I'm working on a program where I need to draw an arc in a rectangle fulfills these requirements:

1) The arc must be part of a perfect circle (not the band!), must not be oval
2) The arc intersects the rectangle at the bottom left and bottom right corners
3) The height of the arc does not exceed the height of the rectangle
4) If the arc were assumed to be part of a circle, what the circle's center point would be

The requirements are such as many drawing libraries use a center point to calculate how to draw the arc accurately. The only information that we can use as input is the width and height of the rectangle, and the required output would be the center point of the circle and the radius.

The image below shows an example - the input box, and the output circle. I could write a brute force method to solve this, but I'd like something more elegant. I have found many sites which have answers like this that use a parabolic formula with width and height, but in this case the height (of the arc) is not definite- if, for example, the rectangle were very tall, the arc would only use space at the bottom of the rect.

If the rectangle were perfectly square, or the height of the rect was larger than the width, the formula would be easy-

(using a coordinate system where 0,0 is the bottom left corner)
circle.centerPoint = (rect.width / 2, 0);

But as the rect gets longer, the center point needs to drop and the radius needs to get larger. I feel that this could be really easily figure out, but I just don't have the mathematical background to handle it. Is there a formula out there to solve this?
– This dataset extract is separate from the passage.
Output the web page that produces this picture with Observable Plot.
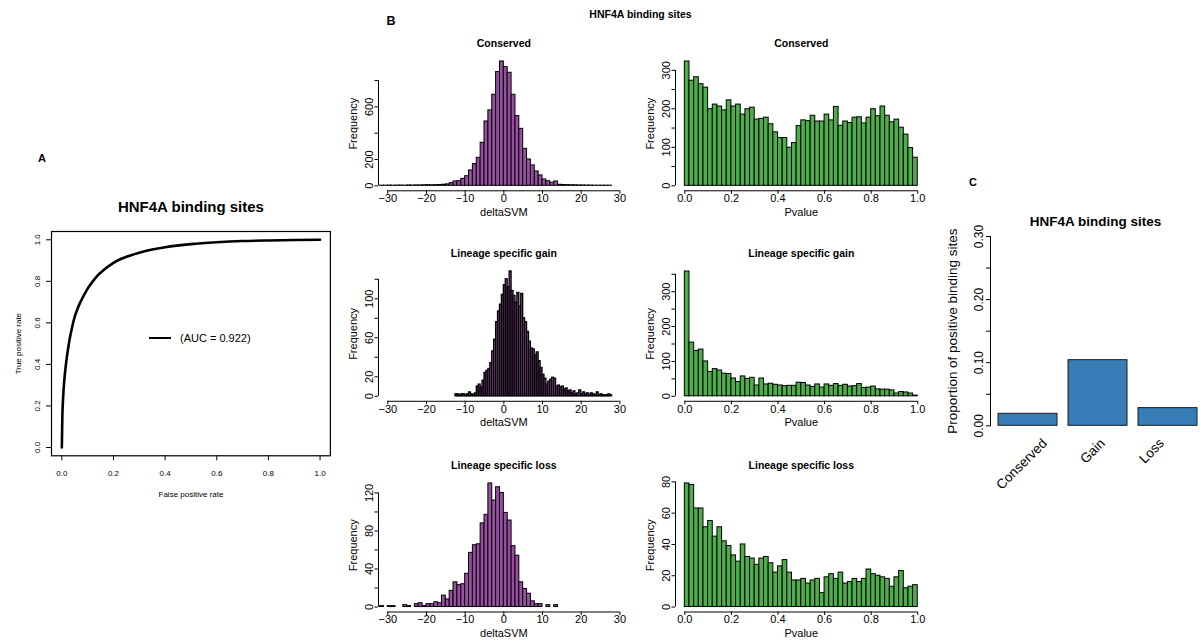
<!DOCTYPE html>
<html><head><meta charset="utf-8">
<script src="https://cdn.jsdelivr.net/npm/d3@7"></script>
<script src="https://cdn.jsdelivr.net/npm/@observablehq/plot@0.6"></script>
<style>
body{margin:0;background:#fff;font-family:"Liberation Sans",Arial,Helvetica,sans-serif;}
#root{position:relative;width:1201px;height:643px;overflow:hidden;background:#fff;}
.lbl{position:absolute;transform:translate(-50%,-50%);white-space:nowrap;line-height:1;color:#000;}
</style></head><body><div id="root"></div>
<script>
// ---------- DATA ----------
const panelTitle = "HNF4A binding sites";

// Panel A: ROC curve
const rocFPR = [0,0.002,0.005,0.01,0.015,0.02,0.03,0.04,0.05,0.06,0.07,0.08,0.1,0.12,0.14,0.16,0.18,0.2,0.25,0.3,0.35,0.4,0.5,0.6,0.7,0.8,0.9,1.0];
const rocTPR = [0,0.15,0.24,0.33,0.39,0.44,0.52,0.58,0.63,0.665,0.695,0.72,0.765,0.8,0.83,0.852,0.872,0.889,0.918,0.938,0.953,0.964,0.979,0.988,0.994,0.997,0.999,1.0];
const rocTicks = [0,0.2,0.4,0.6,0.8,1.0];
const aucLabel = "(AUC = 0.922)";

// Panel B: histograms
const deltaTicks = [-30,-20,-10,0,10,20,30];
const pTicks = [0,0.2,0.4,0.6,0.8,1.0];

const consDeltaStart = -32, consDeltaBin = 1;
const consDeltaCounts = [1,1,2,1,2,2,1,3,2,3, 3,4,5,4,5,6,8,11,20,33, 35,53,73,117,165,213,327,489,573,692, 865,945,902,859,692,530,433,281,200,155, 109,79,48,35,23,33,8,6,5,4, 4,3,3,2,2,1,1,1,1,1];
const consDeltaYTicks = [0,200,400,600,800], consDeltaYLab = [0,200,600];

const consPStart = 0, consPBin = 0.02;
const consPCounts = [323,273,282,264,255,199,211,206,196,222, 206,211,185,199,203,172,174,177,160,139, 124,124,99,111,155,170,168,182,167,167, 185,170,205,156,167,163,177,178,162,177, 199,181,206,182,165,172,151,133,98,73];
const consPYTicks = [0,50,100,150,200,250,300], consPYLab = [0,100,200,300];

const gainDeltaStart = -12.5, gainDeltaBin = 0.5;
const gainDeltaCounts = [2,2,1,2,2,1,2,4,2,1, 3,10,12,9,16,24,26,28,34,46, 58,76,87,94,104,114,120,112,128,108, 103,96,106,92,105,80,76,66,56,49, 48,42,45,36,29,22,18,12,15,17, 19,18,10,11,9,10,7,8,5,6, 3,5,2,3,6,2,4,2,3,1, 3,2,1,4,1,2,1,1,1,2, 1];
const gainDeltaYTicks = [0,20,40,60,80,100,120], gainDeltaYLab = [0,20,60,100];

const gainPStart = 0, gainPBin = 0.02;
const gainPCounts = [358,154,130,134,100,70,78,74,65,64, 51,41,57,50,53,31,51,34,36,33, 31,29,30,30,39,38,31,27,34,25, 34,30,35,30,33,28,29,35,24,25, 28,20,19,19,17,8,12,11,8,2];
const gainPYTicks = [0,50,100,150,200,250,300,350], gainPYLab = [0,100,200,300];

const lossDeltaStart = -32, lossDeltaBin = 1;
const lossDeltaCounts = [1,0,1,1,0,0,2,1,0,3, 4,1,3,3,5,4,12,8,17,26, 23,24,35,57,65,66,88,97,130,112, 126,120,99,91,64,54,26,19,14,6, 3,3,0,2,0,2];
const lossDeltaYTicks = [0,20,40,60,80,100,120], lossDeltaYLab = [0,40,80,120];

const lossPStart = 0, lossPBin = 0.02;
const lossPCounts = [79,78,63,63,51,55,45,51,42,39, 33,29,40,32,31,27,31,32,28,22, 26,30,22,17,17,18,15,17,18,9, 19,21,18,22,15,16,18,16,18,24, 21,20,19,18,13,19,23,12,13,14];
const lossPYTicks = [0,20,40,60,80], lossPYLab = [0,20,40,60,80];

// Panel C
const propCats = ["Conserved","Gain","Loss"];
const propVals = [0.019,0.104,0.028];
const propTicks = [0,0.05,0.1,0.15,0.2,0.25,0.3];
const propLab = [0,0.1,0.2,0.3];

// ---------- STYLE / LAYOUT ----------
const FONT = '"Liberation Sans", Arial, Helvetica, sans-serif';
const PURPLE = "#984EA3", GREEN = "#4DAF4A", BLUE = "#377EB8";
const root = document.getElementById("root");

function place(svg, left, top) {
  svg.style.position = "absolute";
  svg.style.left = left + "px";
  svg.style.top = top + "px";
  root.appendChild(svg);
}
function label(text, x, y, css) {
  const d = document.createElement("div");
  d.className = "lbl";
  d.textContent = text;
  d.style.left = x + "px"; d.style.top = y + "px";
  Object.assign(d.style, css || {});
  root.appendChild(d);
  return d;
}
const mid = {textAnchor: "middle", lineAnchor: "middle"};

function histPanel({L, T, W, H, counts, start, bin, fill, sw = 1, xDomain, xTicks, xFmt, yTicks, yLab, title, xLabel}) {
  const ml = 45, mt = 25, mr = 10, mb = 32;
  const bins = counts.map((n, i) => ({x1: start + i * bin, x2: start + (i + 1) * bin, n}));
  const M = d3.max(counts);
  const yDom = [-0.04 * M, 1.04 * M];
  const svg = Plot.plot({
    width: W + ml + mr, height: H + mt + mb,
    marginLeft: ml, marginTop: mt, marginRight: mr, marginBottom: mb,
    style: {fontFamily: FONT, fontSize: "11px", color: "#000", background: "transparent", overflow: "visible"},
    x: {domain: xDomain, label: null, axis: null},
    y: {domain: yDom, label: null, axis: null},
    marks: [
      Plot.rect(bins, {x1: "x1", x2: "x2", y1: 0, y2: "n", fill, stroke: "#000", strokeWidth: sw}),
      Plot.ruleY([yDom[0]], {x1: xTicks[0], x2: xTicks[xTicks.length - 1], stroke: "#000"}),
      Plot.ruleX([xDomain[0]], {y1: yTicks[0], y2: yTicks[yTicks.length - 1], stroke: "#000"}),
      Plot.axisX(xTicks, {tickSize: 3.5, tickPadding: 0, tickFormat: xFmt, label: null, fontSize: 11}),
      Plot.axisY(yTicks, {tickSize: 3.5, tickPadding: 2, tickRotate: -90, textAnchor: "middle", lineAnchor: "bottom",
        tickFormat: d => yLab.includes(d) ? String(d) : "", label: null, fontSize: 11}),
      Plot.text([title], {frameAnchor: "top", dy: -13, fontWeight: "bold", fontSize: 10.5, ...mid}),
      Plot.text(["Frequency"], {frameAnchor: "left", dx: -25, rotate: -90, fontSize: 11, ...mid}),
      Plot.text([xLabel], {frameAnchor: "bottom", dy: 21.5, fontSize: 11, ...mid})
    ]
  });
  place(svg, L - ml, T - mt);
}

// ---------- PANEL A ----------
{
  const L = 51.4, T = 230.7, W = 278.9, H = 224.3;
  const ml = 45, mt = 35, mr = 5, mb = 50;
  const roc = rocFPR.map((f, i) => ({fpr: f, tpr: rocTPR[i]}));
  const svg = Plot.plot({
    width: W + ml + mr, height: H + mt + mb,
    marginLeft: ml, marginTop: mt, marginRight: mr, marginBottom: mb,
    style: {fontFamily: FONT, fontSize: "8px", color: "#000", background: "transparent", overflow: "visible"},
    x: {domain: [-0.04, 1.04], label: null, axis: null},
    y: {domain: [-0.04, 1.04], label: null, axis: null},
    marks: [
      Plot.frame({stroke: "#000", strokeWidth: 1.2}),
      Plot.line(roc, {x: "fpr", y: "tpr", stroke: "#000", strokeWidth: 2.6, curve: "monotone-x"}),
      Plot.axisX(rocTicks, {tickSize: 5, tickPadding: 9.5, tickFormat: d3.format(".1f"), label: null, fontSize: 8}),
      Plot.axisY(rocTicks, {tickSize: 5, tickPadding: 6.5, tickRotate: -90, textAnchor: "middle", lineAnchor: "bottom",
        tickFormat: d3.format(".1f"), label: null, fontSize: 8}),
      Plot.text(["False positive rate"], {frameAnchor: "bottom", dy: 39, fontSize: 8, ...mid}),
      Plot.text(["True positive rate"], {frameAnchor: "left", dx: -33, rotate: -90, fontSize: 8, ...mid}),
      Plot.text([panelTitle], {frameAnchor: "top", dy: -24, fontWeight: "bold", fontSize: 15, ...mid})
    ]
  });
  place(svg, L - ml, T - mt);
  // legend
  const ln = document.createElement("div");
  Object.assign(ln.style, {position: "absolute", left: "149px", top: "336.5px", width: "22px", height: "0", borderTop: "2.2px solid #000"});
  root.appendChild(ln);
  const t = label(aucLabel, 180, 338, {fontSize: "11px"});
  t.style.transform = "translate(0,-50%)";
  label("A", 42, 158, {fontSize: "11px", fontWeight: "bold"});
}

// ---------- PANEL B ----------
label("B", 391, 21, {fontSize: "12.5px", fontWeight: "bold"});
label(panelTitle, 640.5, 14, {fontSize: "10.5px", fontWeight: "bold"});
{
  const dL = 378.4, dW = 250.7, pL = 675, pW = 251.6;
  const rows = [{T: 56.2, H: 134.3}, {T: 266.2, H: 134.8}, {T: 478, H: 133.5}];
  const dDom = [-32.4, 32.4], pDom = [-0.04, 1.04];
  const pf = d3.format(".1f");
  histPanel({L: dL, T: rows[0].T, W: dW, H: rows[0].H, counts: consDeltaCounts, start: consDeltaStart, bin: consDeltaBin,
    fill: PURPLE, xDomain: dDom, xTicks: deltaTicks, xFmt: undefined, yTicks: consDeltaYTicks, yLab: consDeltaYLab, title: "Conserved", xLabel: "deltaSVM"});
  histPanel({L: pL, T: rows[0].T, W: pW, H: rows[0].H, counts: consPCounts, start: consPStart, bin: consPBin,
    fill: GREEN, xDomain: pDom, xTicks: pTicks, xFmt: pf, yTicks: consPYTicks, yLab: consPYLab, title: "Conserved", xLabel: "Pvalue"});
  histPanel({L: dL, T: rows[1].T, W: dW, H: rows[1].H, counts: gainDeltaCounts, start: gainDeltaStart, bin: gainDeltaBin,
    fill: PURPLE, sw: 1.3, xDomain: dDom, xTicks: deltaTicks, xFmt: undefined, yTicks: gainDeltaYTicks, yLab: gainDeltaYLab, title: "Lineage specific gain", xLabel: "deltaSVM"});
  histPanel({L: pL, T: rows[1].T, W: pW, H: rows[1].H, counts: gainPCounts, start: gainPStart, bin: gainPBin,
    fill: GREEN, xDomain: pDom, xTicks: pTicks, xFmt: pf, yTicks: gainPYTicks, yLab: gainPYLab, title: "Lineage specific gain", xLabel: "Pvalue"});
  histPanel({L: dL, T: rows[2].T, W: dW, H: rows[2].H, counts: lossDeltaCounts, start: lossDeltaStart, bin: lossDeltaBin,
    fill: PURPLE, xDomain: dDom, xTicks: deltaTicks, xFmt: undefined, yTicks: lossDeltaYTicks, yLab: lossDeltaYLab, title: "Lineage specific loss", xLabel: "deltaSVM"});
  histPanel({L: pL, T: rows[2].T, W: pW, H: rows[2].H, counts: lossPCounts, start: lossPStart, bin: lossPBin,
    fill: GREEN, xDomain: pDom, xTicks: pTicks, xFmt: pf, yTicks: lossPYTicks, yLab: lossPYLab, title: "Lineage specific loss", xLabel: "Pvalue"});
}

// ---------- PANEL C ----------
{
  const L = 990, T = 235.7, W = 210, H = 189.3;
  const ml = 60, mt = 30, mr = 1, mb = 70;
  const data = propCats.map((c, i) => ({cat: c, p: propVals[i]}));
  const dxs = [13, 1, -10];
  const svg = Plot.plot({
    width: W + ml + mr, height: H + mt + mb,
    marginLeft: ml, marginTop: mt, marginRight: mr, marginBottom: mb,
    style: {fontFamily: FONT, fontSize: "12px", color: "#000", background: "transparent", overflow: "visible"},
    x: {type: "band", domain: propCats, paddingInner: 0.157, paddingOuter: 0.0785, align: 0.727, label: null, axis: null},
    y: {domain: [0, 0.3], label: null, axis: null},
    marks: [
      Plot.barY(data, {x: "cat", y: "p", fill: BLUE, stroke: "#1a1a1a", strokeWidth: 1, inset: 0}),
      Plot.frame({anchor: "left", stroke: "#000"}),
      Plot.axisY(propTicks, {tickSize: 4, tickPadding: 3.4, tickRotate: -90, textAnchor: "middle", lineAnchor: "bottom",
        tickFormat: d => propLab.includes(d) ? d.toFixed(2) : "", label: null, fontSize: 12}),
      ...propCats.map((c, i) => Plot.text([c], {x: d => d, frameAnchor: "bottom", rotate: -45, textAnchor: "end", lineAnchor: "top",
        dx: dxs[i], dy: 11.5, fontSize: 13.5})),
      Plot.text(["Proportion of positive binding sites"], {frameAnchor: "left", dx: -38, rotate: -90, fontSize: 13.5, ...mid}),
      Plot.text([panelTitle], {frameAnchor: "top", dy: -15, fontWeight: "bold", fontSize: 13.5, ...mid})
    ]
  });
  place(svg, L - ml, T - mt);
  label("C", 973, 182, {fontSize: "11px", fontWeight: "bold"});
}
</script></body></html>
In addition to the answer pointed out by @n_b I would like to show how to reach there:

## The final result:

$$\LARGE\boxed{R=\frac H2+\frac{W^2}{8H}}$$

float cos_t = (R-H)/R;
P_x=(rect.width/2);
P_y=-R.cos_t;


## Process: Without using calculus(actually it would never be solved with calculus) and only using trigonometry:

The component of R along $\theta$ is $R.\cos\theta$ and perpendicular to it is $R.\sin\theta$

Now remaining component is $R-Rcos\theta=R(1-\cos\theta)$

Now we have: $$W=2.R.\sin\theta\implies\sin\theta=\frac W{2R}\\ H=R(1-\cos\theta)\implies\cos\theta=1-\frac HR=\frac{R-H}R$$ Using the identity $\sin^2\theta+\cos^2\theta=1$ $$\left(\frac W{2R}\right)^2+\left(\frac{R-H}R\right)^2=1$$ $$\frac{W^2}{4R^2}+\frac{R^2+H^2-2RH}{R^2}=1\\\text{ I assume you are familiar with }(a\pm b)^2=a^2+b^2\pm 2ab$$ $$\frac{W^2}4+R^2+H^2-2RH=R^2$$ $$\frac{W^2}4+H^2=2RH$$ $$R=\frac{W^2}{8H}+\frac H2$$ It is easy to see that center is at the midpoint of width. Also y-coordinate is $-R.\cos\theta$

One of my colleagues found me the answer pretty quickly, which I must say makes me rather ashamed.

R = H/2 + (W*W / 8H)

So if W = 18 and H = 6,

R = 6/2 + (18 * 18 / 8 * 6)
R = 3 + (324 / 48)
R = 3 + 6.75
R = 9.75

finding the centerpoint is then easy enough ( don't know why I listed it as a required output, but still):

centerpoint = (W / 2), (H - R)
centerpoint = (18 / 2), (6 - 9.75)
centerpoint = 9, -3.75

Given the width $w$ and height $h$ of a rectangle, let's find the circle, in terms of its position $P$ and radius $r$, that fits your description and has its top at the very top of the rectangle (first assuming $h \leq w$).

Let $A$ be the bottom right point of the rectangle. Let $B$ be the point in the middle top of the rectangle. There is an isosceles triangle $PAB$ with sides of length $PA = r$, $PB=r$, and $AB=\sqrt{h^2+\frac{w^2}{4}}$. Further, the two equal angles are given by atan$(\frac{w}{2h})$. This is enough to give you $r$, then $P$ is $r$ below $B$.

Note that if $h > w$, then you have to return the result as if $h = w$.